Monday 7/29 – Though hungry and tired, hours later we arrived safely in Lisbon! From the airport, we took the metro to our hostel area, and proceeded to walk through what can only be described as the Warsaw ghetto of Lisbon – we finally found Johnie’s Place on the top of a mountain. Since we couldn’t check in for a couple hours, we stopped for lunch at a nearby restaurant that happened to have a tasty 8-Euro menu option. After gorging ourselves and watching the Portuguese version of Dancing with the Stars, we meandered over to the benches by the second highest look out point in Lisbon; there we napped like homeless people until about an hour later when we checked in.

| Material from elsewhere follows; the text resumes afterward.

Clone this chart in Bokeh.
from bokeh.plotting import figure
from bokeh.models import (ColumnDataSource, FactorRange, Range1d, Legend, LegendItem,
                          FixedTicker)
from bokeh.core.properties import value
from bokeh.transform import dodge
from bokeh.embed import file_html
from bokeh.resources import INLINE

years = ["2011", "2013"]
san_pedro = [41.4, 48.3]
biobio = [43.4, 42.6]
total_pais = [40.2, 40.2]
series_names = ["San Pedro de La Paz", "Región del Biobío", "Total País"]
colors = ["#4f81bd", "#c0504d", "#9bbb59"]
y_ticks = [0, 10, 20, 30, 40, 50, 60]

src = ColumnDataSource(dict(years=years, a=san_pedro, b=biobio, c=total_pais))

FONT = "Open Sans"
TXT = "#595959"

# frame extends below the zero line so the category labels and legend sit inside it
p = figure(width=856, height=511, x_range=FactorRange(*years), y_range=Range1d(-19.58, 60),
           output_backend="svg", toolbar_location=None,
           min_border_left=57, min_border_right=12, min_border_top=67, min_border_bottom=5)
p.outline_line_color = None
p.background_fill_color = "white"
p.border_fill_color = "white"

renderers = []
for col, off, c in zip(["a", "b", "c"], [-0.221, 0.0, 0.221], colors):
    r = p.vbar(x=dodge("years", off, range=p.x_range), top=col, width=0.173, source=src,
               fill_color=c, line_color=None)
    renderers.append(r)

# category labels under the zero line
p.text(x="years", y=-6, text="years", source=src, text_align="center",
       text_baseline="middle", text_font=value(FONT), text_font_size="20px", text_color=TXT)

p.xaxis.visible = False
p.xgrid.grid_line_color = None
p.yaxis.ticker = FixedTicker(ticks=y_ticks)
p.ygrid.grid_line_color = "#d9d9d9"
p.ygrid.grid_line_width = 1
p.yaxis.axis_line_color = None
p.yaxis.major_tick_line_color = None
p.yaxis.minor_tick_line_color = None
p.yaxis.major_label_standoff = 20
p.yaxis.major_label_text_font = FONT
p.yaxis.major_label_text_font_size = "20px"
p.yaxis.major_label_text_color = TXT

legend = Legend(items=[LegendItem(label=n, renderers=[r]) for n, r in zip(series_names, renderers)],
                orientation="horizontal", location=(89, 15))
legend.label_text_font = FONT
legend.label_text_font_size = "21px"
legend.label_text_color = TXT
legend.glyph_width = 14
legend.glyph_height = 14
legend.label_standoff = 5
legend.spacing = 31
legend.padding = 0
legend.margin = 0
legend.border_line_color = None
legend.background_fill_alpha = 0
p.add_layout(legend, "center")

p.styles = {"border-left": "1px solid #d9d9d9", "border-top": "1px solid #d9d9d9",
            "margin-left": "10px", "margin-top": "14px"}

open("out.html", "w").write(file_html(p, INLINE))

Johnie’s Place was nice enough; we were back to having a mixed 6-person room and bathroom. 

Post Wi-Fi party in the common room, we got out and explored the surrounding area in the Gracia neighborhood.  The streets in “old Lisbon” are incredibly hard to navigate and the area is hillier than San Francisco.  We hung out at the highest lookout point in the city for a bit and then stopped by a grocery store on our way home.  Thankfully, Johnie’s Place had a kitchen accessible to guests so we were able to whip up a gourmet dinner of ramen and salads.  Later we got back out again at night and attempted to scope out the way to get to our meeting spot for the day trip the next day… on our descent we got lost amongst the convoluted side streets and ended up in someone’s backyard basically – ‘twas creepy. Eventually we found our way to Rossio Square, where we treated ourselves to some traditional tapas (cod croquettes) and beers.

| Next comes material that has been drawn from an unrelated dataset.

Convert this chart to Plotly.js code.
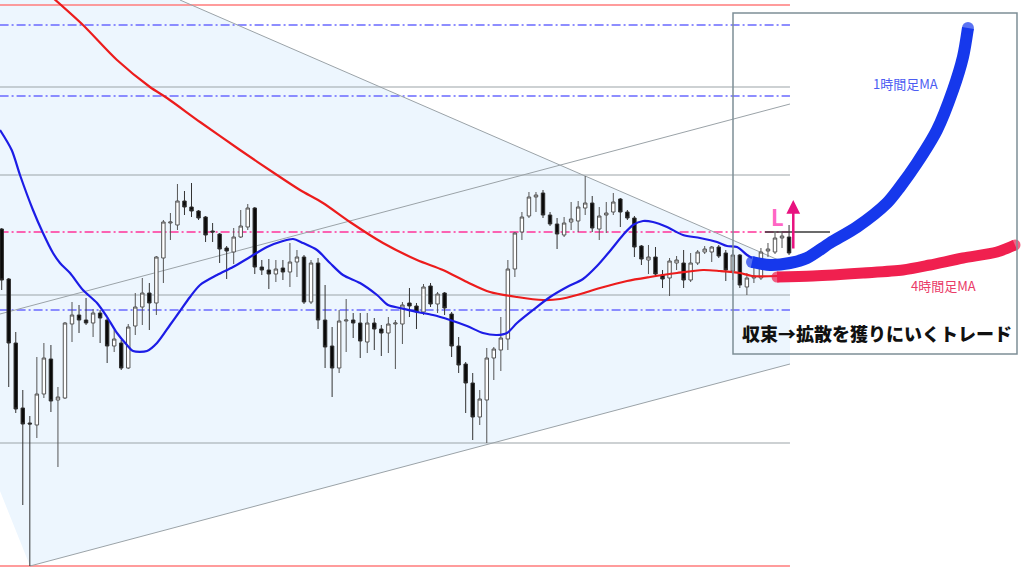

Tuesday 7/30 – We managed to wake up in time for our We Hate Tourism Tour that started at 9 am; it’s a really cool “untraditional” all-day excursion in Lisbon and many surrounding areas.  Our guide’s name was Miguel- a young Portuguese guy that had actually lived in Barcelona for a bit previously.  Cruising around in an old, yellow VW van, we started the day in Cintra for a typical Portuguese breakfast of coffee and queijadas (soft cheese based sweet pastries) at a local favorite bakery called Queijadas da Sapa. Then we stopped by the nearby Bar do Binho for Ginjinha (essentially a shot of cherry liquor served in a chocolate cup).  Not my usual morning routine but certainly delicious!  After that we had a long stop at Quinta da Regaleira (what used to a private estate and is now a park)- my favorite part there were the underground tunnels and the hidden waterfall we found.

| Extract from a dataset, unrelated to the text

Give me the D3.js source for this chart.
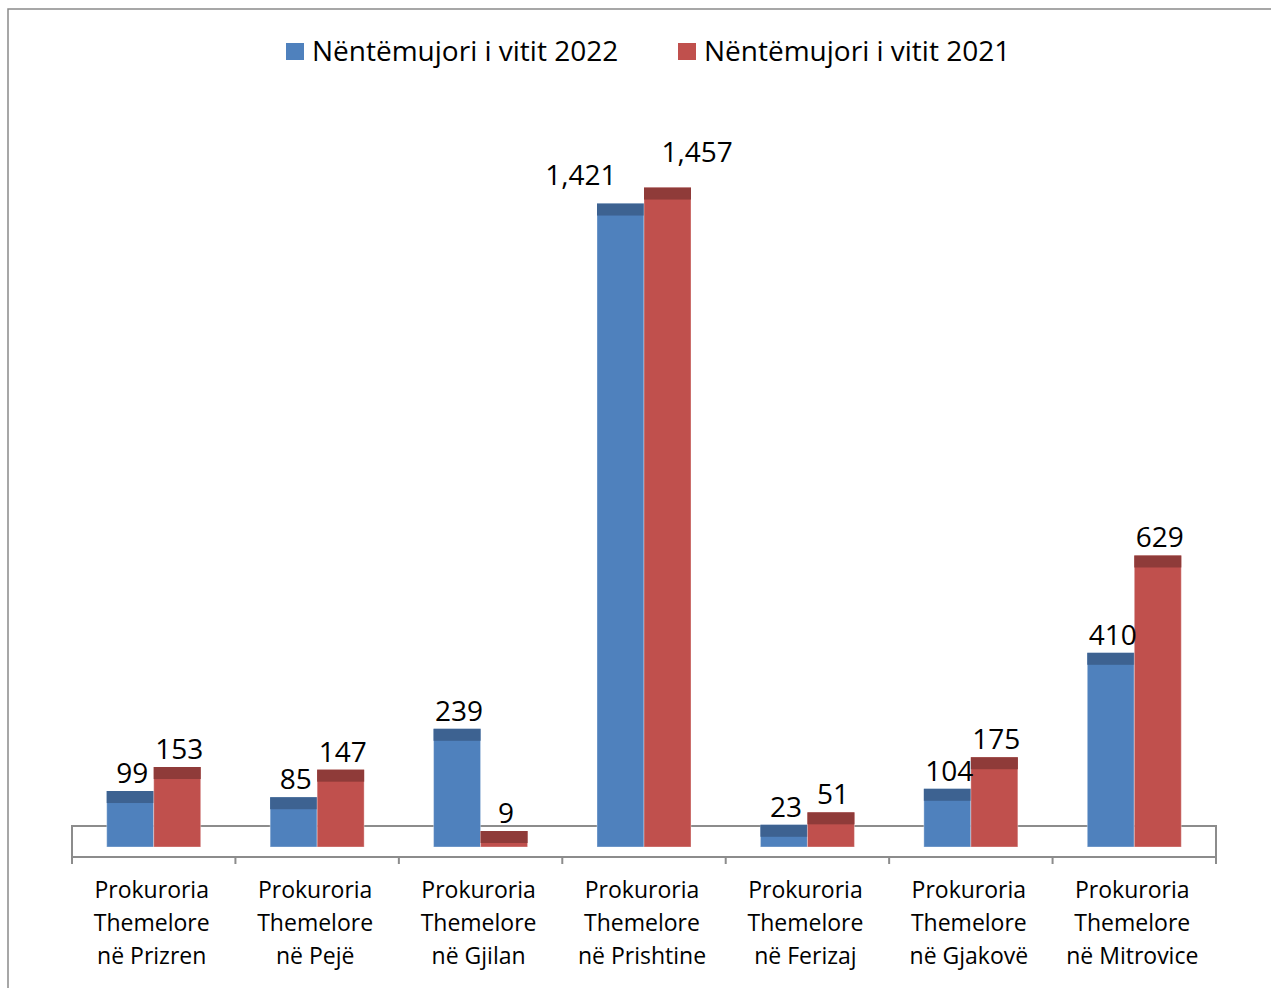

From there we sped on to Cabo da Roca, which is the most western part of continental Europe.  The views there were spectacular but right before we got there, evidently a local man had just committed suicide by jumping off one of the protruding cliffs that jut out over the ocean.  So there were a lot of medical and emergency professionals all around the general vicinity; Miguel told me that unfortunately that’s not uncommon there with the crippling effects of the crisis and all.  We slowly made our way over to our designated picnicking spot; Miguel treated us with a Portuguese picnic complete with: bread, mixed cheese, salami, olives, chips, melon, and of course red wine.  It was wholly delightful! 

We covered more ground after lunch by driving along Guincho beach, and then taking another stop in Cascais (a beautiful coastal town where we had the best gelato ever from Santini).  The day was rounded out by ending in Belem, where we visited the monastery and at the last minute were surprised with another sample of a famous Portuguese pastry.  All in all, the tour was well worth the money and super cool.  We went back to our hostel for dinner. The mushroom flavor of ramen smelled sweet and gross so flavored the noodles with the last of donated soy sauce and salt (it was a low point meal-wise). Bri realized she more than likely had viral pink eye. Later, we went over to Barrio Alto for casual drinks… cool area!

Weds 7/31 – For the last full day of our backpacking trip, we slept in and then walked to the metro station to take the train back the to beach in Cascais.  We laid out for hours and I inevitably roasted; it was a much-appreciated day of rest and quality sun.  Back at Johnie’s Place, we got ready and packed up our backpacks for the last time.  We made our way back to Barrio Alto and soon bought a few 1.25-Euro huge beers.  We tired out more quickly than we had planned, so on our way back we stopped into the Lisbon location of the famed-gelato shop, Santini; I got hazelnut and vanilla – to die for!

Thurs 8/1 – We pulled ourselves out of slumber around dawn, tried to not disturb our new French roomies, and hopped on the metro towards the airport.  We were very impressed with the  super friendly airport staff in Lisbon. Also, flying on Vueling is worth it, if for nothing else besides that you get a free checked bag. And with that, we waited to fly home to BCN.